I have a QoS policy that I'm trying to verify and have run into an issue. The policy looks something like this:
bandwidth percent 50
priority percent 50
shape average 10000000
Basically, let's shape all traffic down to 10 Mb/s while being sure to reserve 50% of the bandwidth for traffic like pings and SSH and giving priority to up to 50% of the bandwidth for traffic like voice and video. This is simplified to an extent, but you get the idea. Anyway, I then have two IxChaiot endpoints on either side of the interface where this policy is applied. If I send a 100 Mb/s UDP stream matching the VOICE-VIDEO class from one endpoint to the other, I get 10 Mb/s of throughput as the network is not congested and there's no need to apply QoS. If I start a TCP throughput test matching that PING-SSH class, wait 10 seconds, and then start the same UDP stream from before, I get about 5 Mb/s throughput for each test meaning the policy works just fine. However, if I were to start those tests at the exact same time, the TCP test times out and the UDP test uses all 10 Mb/s of bandwidth. Similarly, if I just start the UDP test and then try and ping or SSH over the network, the pings either time out or I get incredibly slow round trip times and the SSH session fails altogether.
Now, I'm pretty sure this is happening because of the way priority classes are treated. As soon as traffic matching a priority class hits the egress queue, its sent straight to the top and shipped out immediately. With the bandwidth classes, they're all sent to the bottom of the queue and wait their turn to egress the interface. If I send a single ping or a TCP SYN, its sent to the queue and then waits there while all that priority traffic goes straight to the top of the queue and sent out. I also see my queue depth increase during these times for my PING-SSH class, which, from my understanding, means the router is hanging on to these packets in a buffer.
Class-map: PING-SSH (match-any)
948 packets, 1295850 bytes
30 second offered rate 0000 bps, drop rate 0000 bps
Match: dscp cs5 (40)
queue limit 64 packets
(queue depth/total drops/no-buffer drops) 10/0/0
(pkts output/bytes output) 948/1295850
bandwidth 10% (150 kbps)
That number could remain the same even after 5-10 seconds, implying to me the router is just hanging on to those packets for an excessive amount of time before finally shipping them out.

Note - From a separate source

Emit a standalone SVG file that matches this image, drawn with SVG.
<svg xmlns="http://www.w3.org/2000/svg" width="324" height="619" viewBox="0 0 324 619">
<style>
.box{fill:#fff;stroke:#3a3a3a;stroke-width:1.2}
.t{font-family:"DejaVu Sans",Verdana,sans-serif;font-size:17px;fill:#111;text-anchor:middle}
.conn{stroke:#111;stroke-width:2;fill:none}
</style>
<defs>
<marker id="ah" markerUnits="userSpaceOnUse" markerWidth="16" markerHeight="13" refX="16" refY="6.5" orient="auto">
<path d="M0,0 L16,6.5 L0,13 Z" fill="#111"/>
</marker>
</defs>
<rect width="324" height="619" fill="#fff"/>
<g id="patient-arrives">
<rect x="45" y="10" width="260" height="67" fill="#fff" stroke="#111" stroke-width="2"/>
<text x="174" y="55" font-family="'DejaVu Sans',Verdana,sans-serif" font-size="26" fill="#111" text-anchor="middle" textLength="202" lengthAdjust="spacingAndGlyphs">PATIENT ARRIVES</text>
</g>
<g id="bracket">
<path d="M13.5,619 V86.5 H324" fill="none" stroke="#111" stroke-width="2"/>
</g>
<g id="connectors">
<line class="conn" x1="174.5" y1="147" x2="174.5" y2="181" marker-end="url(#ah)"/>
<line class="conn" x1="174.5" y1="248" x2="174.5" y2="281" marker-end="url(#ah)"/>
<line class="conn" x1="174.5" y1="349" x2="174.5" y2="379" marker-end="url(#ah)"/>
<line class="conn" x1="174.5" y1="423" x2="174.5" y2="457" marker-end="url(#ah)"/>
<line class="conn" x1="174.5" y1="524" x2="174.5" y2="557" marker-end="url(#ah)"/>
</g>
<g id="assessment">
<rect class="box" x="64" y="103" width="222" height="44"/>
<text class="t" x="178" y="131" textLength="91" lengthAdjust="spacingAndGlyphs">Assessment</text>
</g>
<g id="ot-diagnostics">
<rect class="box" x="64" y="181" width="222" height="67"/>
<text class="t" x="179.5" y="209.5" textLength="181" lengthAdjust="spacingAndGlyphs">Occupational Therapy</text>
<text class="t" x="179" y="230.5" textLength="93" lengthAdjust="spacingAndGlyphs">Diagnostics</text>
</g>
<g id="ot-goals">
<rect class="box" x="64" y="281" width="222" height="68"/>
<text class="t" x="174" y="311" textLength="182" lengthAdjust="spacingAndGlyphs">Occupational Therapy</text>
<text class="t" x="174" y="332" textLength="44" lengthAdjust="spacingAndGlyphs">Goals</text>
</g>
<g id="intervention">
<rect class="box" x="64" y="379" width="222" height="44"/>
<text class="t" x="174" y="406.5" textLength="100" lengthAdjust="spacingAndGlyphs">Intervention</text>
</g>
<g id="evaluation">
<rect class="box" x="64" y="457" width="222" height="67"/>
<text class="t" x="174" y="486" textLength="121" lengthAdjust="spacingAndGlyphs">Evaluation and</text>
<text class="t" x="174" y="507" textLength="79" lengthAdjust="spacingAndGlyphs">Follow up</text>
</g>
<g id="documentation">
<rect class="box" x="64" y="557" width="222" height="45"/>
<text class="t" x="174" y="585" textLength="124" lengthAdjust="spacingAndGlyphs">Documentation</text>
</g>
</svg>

Now, if I already have a steady stream of TCP traffic, QoS works just fine (as evidenced by waiting 10 seconds to start the priority UDP stream from the example above), but if a large priority stream is already using all the available bandwidth, there's no way for a new TCP connection to ramp up. This could be the case if there are more video or voice calls going over the interface than it can handle or possibly if a DDoS attack somehow matched a priority class. My solution for now is to put SSH traffic into a priority class so that, if something like this were to happen, I could at least get into my network gear and possibly try and turn off ports or adjust ACLs to try and stop the problematic traffic, but I'm wondering if there's a better way to do that. Any thoughts?
Unfortunately, that doesn't appear to be possible:
Router(config-pmap)# class VOICE-VIDEO
Police and Priority with bandwidth/percent are not allowed in the same class
Was that what you had in mind or did I misunderstand?
By the way, I failed to mention that if I replace the bandwidth command under class-map PING-SSH with a priority command, my pings work just fine. Also, this is all on a Cisco 4431.
Fair enough. In my particular case, that class was intended for VOIP and video conferencing so I'd want to keep it in a priority class. There really should never be a case when voice and video traffic use more than the bandwidth allocated by the policy, but strange things happen and I'm not comfortable with the idea of that traffic using up all of the available bandwidth. My solution is going to be to put SSH traffic into a priority class so I can at least get to my equipment in the case that voice and video do end up using up all the available bandwidth.